Function: thueinit
Section: polynomials
C-Name: thueinit
Prototype: GD0,L,p
Help: thueinit(P,{flag=0}): initialize the tnf corresponding to P, that will
 be used to solve Thue equations P(x,y) = some-integer. If flag is nonzero,
 certify the result unconditionally. Otherwise, assume GRH (much faster of
 course).
Doc: initializes the \var{tnf} corresponding to $P$, a nonconstant
 univariate polynomial with integer coefficients.
 The result is meant to be used in conjunction with \tet{thue} to solve Thue
 equations $P(X / Y)Y^{\deg P} = a$, where $a$ is an integer. Accordingly,
 $P$ must either have at least two distinct irreducible factors over $\Q$,
 or have one irreducible factor $T$ with degree $>2$ or two conjugate
 complex roots: under these (necessary and sufficient) conditions, the
 equation has finitely many integer solutions.
 \bprog
 ? S = thueinit(t^2+1);
 ? thue(S, 5)
 %2 = [[-2, -1], [-2, 1], [-1, -2], [-1, 2], [1, -2], [1, 2], [2, -1], [2, 1]]
 ? S = thueinit(t+1);
  ***   at top-level: thueinit(t+1)
  ***                 ^-------------
  *** thueinit: domain error in thueinit: P = t + 1
 @eprog\noindent The hardest case is when $\deg P > 2$ and $P$ is irreducible
 with at least one real root. The routine then uses Bilu-Hanrot's algorithm.

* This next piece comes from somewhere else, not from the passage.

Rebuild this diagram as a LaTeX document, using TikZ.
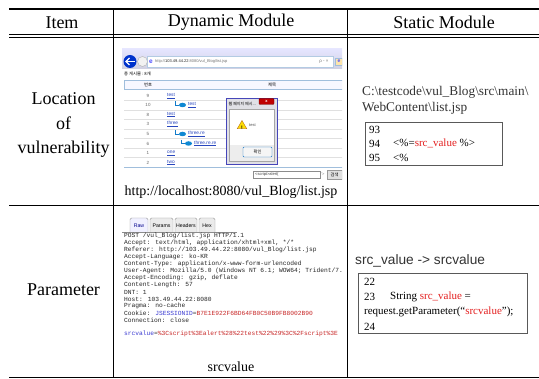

 If $\fl$ is nonzero, certify results unconditionally. Otherwise, assume
 \idx{GRH}, this being much faster of course. In the latter case, the result
 may still be unconditionally correct, see \tet{thue}. For instance in most
 cases where $P$ is reducible (not a pure power of an irreducible), \emph{or}
 conditional computed class groups are trivial \emph{or} the right hand side
 is $\pm1$, then results are unconditional.

 \misctitle{Note} The general philosophy is to disprove the existence of large
 solutions then to enumerate bounded solutions naively. The implementation
 will overflow when there exist huge solutions and the equation has degree
 $> 2$ (the quadratic imaginary case is special, since we can stick to
 \kbd{bnfisintnorm}, there are no fundamental units):
 \bprog
 ? thue(t^3+2, 10^30)
  ***   at top-level: L=thue(t^3+2,10^30)
  ***                   ^-----------------
  *** thue: overflow in thue (SmallSols): y <= 80665203789619036028928.
 ? thue(x^2+2, 10^30)  \\ quadratic case much easier
 %1 = [[-1000000000000000, 0], [1000000000000000, 0]]
 @eprog

 \misctitle{Note} It is sometimes possible to circumvent the above, and in any
 case obtain an important speed-up, if you can write $P = Q(x^{d})$ for some
 $d > 1$ and $Q$ still satisfying the \kbd{thueinit} hypotheses. You can then
 solve
 the equation attached to $Q$ then eliminate all solutions $(x,y)$ such that
 either $x$ or $y$ is not a $d$-th power.
 \bprog
 ? thue(x^4+1, 10^40); \\ stopped after 10 hours
 ? filter(L,d) =
     my(x,y); [[x,y] | v<-L, ispower(v[1],d,&x)&&ispower(v[2],d,&y)];
 ? L = thue(x^2+1, 10^40);
 ? filter(L, 2)
 %4 = [[0, 10000000000], [10000000000, 0]]
 @eprog\noindent The last 2 commands use less than 20ms.

 \misctitle{Note} When $P$ is irreducible without a real root, the equation
 can be solved unconditionnally in time $|a|^{1/\deg P}$. When this
 latter quantity is huge and the equation has no solutions, this fact
 may still be ascertained via arithmetic conditions but this now implies
 solving norm equations, computing a \var{bnf} and possibly assuming the GRH.
 When there is no real root, the code does not compute a \var{bnf}
 (with certification if $\fl = 1$) if it expects this to be an ``easy''
 computation (because the result would only be used for huge values of $a$).
 See \kbd{thue} for a way to compute an expensive \var{bnf} on your own and
 still get a result where this default cheap strategy fails.